Sokoll further observed that there is often shame attached to loneliness, which is why the issue is directly addressed in the Betty Ann Greenbaum Miller Center for Jewish Healing’s mission statement. The verse from Genesis 2:18, “It is not good for people to be alone,” prefaces the center’s goals: “The Betty Ann Greenbaum Miller Center for Jewish Healing helps people feel a sense of connection when facing the challenges of illness, loss, or isolation by offering spiritual and communal supports to foster hope, comfort, and wholeness guided by Jewish tradition.”
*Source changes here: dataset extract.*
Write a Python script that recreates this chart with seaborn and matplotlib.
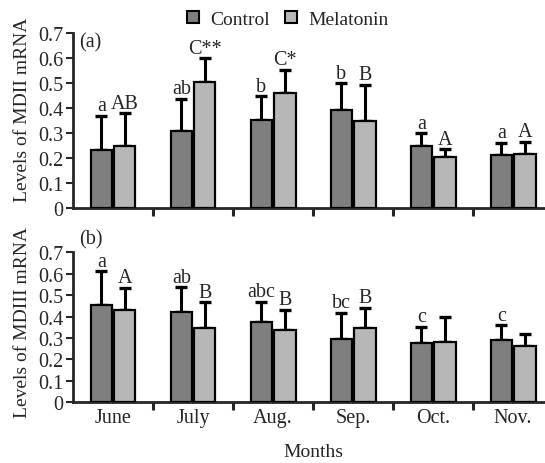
import matplotlib
matplotlib.use('Agg')
import matplotlib.pyplot as plt
from matplotlib.lines import Line2D
import numpy as np
import pandas as pd
import seaborn as sns

months = ['June', 'July', 'Aug.', 'Sep.', 'Oct.', 'Nov.']
groups = ['Control', 'Melatonin']

# panel (a) MDII
mdii_control = [0.235, 0.309, 0.355, 0.395, 0.251, 0.213]
mdii_control_err = [0.136, 0.128, 0.093, 0.105, 0.049, 0.048]
mdii_mel = [0.251, 0.504, 0.461, 0.348, 0.205, 0.217]
mdii_mel_err = [0.129, 0.096, 0.092, 0.145, 0.031, 0.050]
mdii_control_sig = ['a', 'ab', 'b', 'b', 'a', 'a']
mdii_mel_sig = ['AB', 'C**', 'C*', 'B', 'A', 'A']

# panel (b) MDIII
mdiii_control = [0.454, 0.420, 0.373, 0.296, 0.277, 0.291]
mdiii_control_err = [0.157, 0.117, 0.097, 0.121, 0.076, 0.068]
mdiii_mel = [0.432, 0.345, 0.336, 0.345, 0.283, 0.261]
mdiii_mel_err = [0.102, 0.122, 0.096, 0.097, 0.114, 0.058]
mdiii_control_sig = ['a', 'ab', 'abc', 'bc', 'c', 'c']
mdiii_mel_sig = ['A', 'B', 'B', 'B', '', '']

colors = {'Control': '#7f7f7f', 'Melatonin': '#b7b7b7'}

sns.set_style('ticks')
plt.rcParams['font.family'] = ['Liberation Serif', 'DejaVu Serif']
plt.rcParams['font.size'] = 14


def make_df(ctrl, ctrl_err, mel, mel_err):
    rows = []
    for m, v, e in zip(months, ctrl, ctrl_err):
        rows.append({'month': m, 'group': 'Control', 'value': v, 'err': e})
    for m, v, e in zip(months, mel, mel_err):
        rows.append({'month': m, 'group': 'Melatonin', 'value': v, 'err': e})
    return pd.DataFrame(rows)


def draw_panel(ax, df, sig, ylabel, panel, show_xlabels, label_y, panel_y):
    sns.barplot(data=df, x='month', y='value', hue='group', order=months,
                hue_order=groups, palette=colors, width=0.59, gap=0.1,
                edgecolor='black', linewidth=1.6, errorbar=None,
                legend=False, ax=ax, zorder=3)

    # patches come out grouped by hue, then by month
    bars = [p for p in ax.patches if p.get_height() > 0]
    errs = list(df['err'])
    for bar, err, s in zip(bars, errs, sig):
        xc = bar.get_x() + bar.get_width() / 2
        h = bar.get_height()
        ax.errorbar(xc, h, yerr=[[0], [err]], fmt='none', ecolor='black',
                    elinewidth=2.2, capsize=4.5, capthick=2.4, zorder=2)
        if s:
            ax.annotate(s, (xc, h + err), xytext=(0, 0.5),
                        textcoords='offset points', ha='center', va='bottom',
                        fontsize=14.5)

    ax.set_xlim(-0.5, 5.5)
    ax.set_ylim(0, 0.7)
    ax.set_yticks(np.arange(0, 0.71, 0.1))
    ax.set_yticklabels(['0', '0.1', '0.2', '0.3', '0.4', '0.5', '0.6', '0.7'])
    ax.set_xticks(range(len(months)))
    ax.set_xticks(np.arange(0.5, 5.0, 1.0), minor=True)
    ax.tick_params(axis='x', which='major', length=0, pad=4, labelsize=14.5)
    ax.tick_params(axis='x', which='minor', length=6, width=2.2, direction='out')
    ax.tick_params(axis='y', length=5, width=1.5, direction='out', pad=2,
                   labelsize=14.5)
    if show_xlabels:
        ax.set_xticklabels(months)
        ax.set_xlabel('Months', labelpad=12)
    else:
        ax.set_xticklabels([])
        ax.set_xlabel('')
    ax.set_ylabel(ylabel)
    ax.yaxis.set_label_coords(-0.087, label_y)
    for side in ['left', 'bottom']:
        ax.spines[side].set_linewidth(2)
    sns.despine(ax=ax)
    ax.text(0.012, panel_y, panel, transform=ax.transAxes, va='center',
            ha='left', fontsize=14.5)


fig = plt.figure(figsize=(5.45, 4.64), dpi=100)
ax_a = fig.add_axes([0.134, 0.549, 0.881, 0.377])
ax_b = fig.add_axes([0.134, 0.131, 0.881, 0.323])

df_a = make_df(mdii_control, mdii_control_err, mdii_mel, mdii_mel_err)
df_b = make_df(mdiii_control, mdiii_control_err, mdiii_mel, mdiii_mel_err)

draw_panel(ax_a, df_a, mdii_control_sig + mdii_mel_sig,
           'Levels of MDII mRNA', '(a)', False, 0.567, 0.95)
draw_panel(ax_b, df_b, mdiii_control_sig + mdiii_mel_sig,
           'Levels of MDIII mRNA', '(b)', True, 0.54, 1.09)

handles = [Line2D([], [], marker='s', linestyle='none', markersize=8,
                  markerfacecolor=colors[g], markeredgecolor='black',
                  markeredgewidth=1.5) for g in groups]
fig.legend(handles, groups, loc='center', bbox_to_anchor=(0.525, 0.957),
           ncol=2, frameon=False, handletextpad=0.4, columnspacing=0.6,
           handlelength=1.0, fontsize=14)

fig.savefig('out.png', dpi=100)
Sokoll has also transformed Zoom sessions into safe and inviting spaces. She admits that it was hard to adjust and adapt to Zoom at first, but in the ensuing months, Zoom became “a powerful tool. I have reached so many more people on Zoom, including people who live far from our offices in Waltham. I acquired clients who live out of state who, for example, have found our suicide loss survivor group through Google. Typing the search term “Jewish suicide” immediately brings up our group. Not many places in the country offer this kind of support group. And it is funded, in part, by CJP.”

Sokoll has a personal stake in suicide prevention and loss. “I’m passionate about the topic because my mother made a very serious suicide attempt when I was 19,” she said. “The traumatic incident changed my life. With my mother’s permission, I share the story with people so they know that when they talk to me about their suicidal ideation or suicidal ideation in others they love, I tell them I have had experience with those feelings.” Sokoll noted that the number of people experiencing suicidal feelings or who have made suicidal attempts has continued during the pandemic.

Sokoll’s Zoom sessions are special for the way she brings in a variety of symbols. She rings a Tibetan bell, which is calming and centering, and creates connection and community for participants. A facsimile of Miriam’s tambourine represents hope. “Shaking Miriam’s tambourine is the perfect way to signal that we’ll discuss hope and possibilities,” she said. “Miriam and the other Israelite women thought to bring musical instruments with them when they were fleeing Egypt. It’s amazing to realize they had hope they would play music again.”

On behalf of the Betty Ann Greenbaum Miller Center for Jewish Healing, Sokoll compiled a slim anthology called “Jewish Prayers, Psalms, & Readings for Comfort, Hope, and Support.” The readings are for those who are ill as well as for their loved ones and caretakers. In addition, Betty Ann Greenbaum Miller contributed an urgent prayer, “MY GOD! OUR GOD!,” that reads, in part:

Would You continue to bless me with Community who
pray for me, care for me, and celebrate life with me?

O MY GOD! O OUR GOD! I AM GRATEFUL FOR
THE BLESSINGS THAT CONTINUE … AND FOR
THE ONES THAT ARE YET POSSIBLE.

Could You please add to my blessings?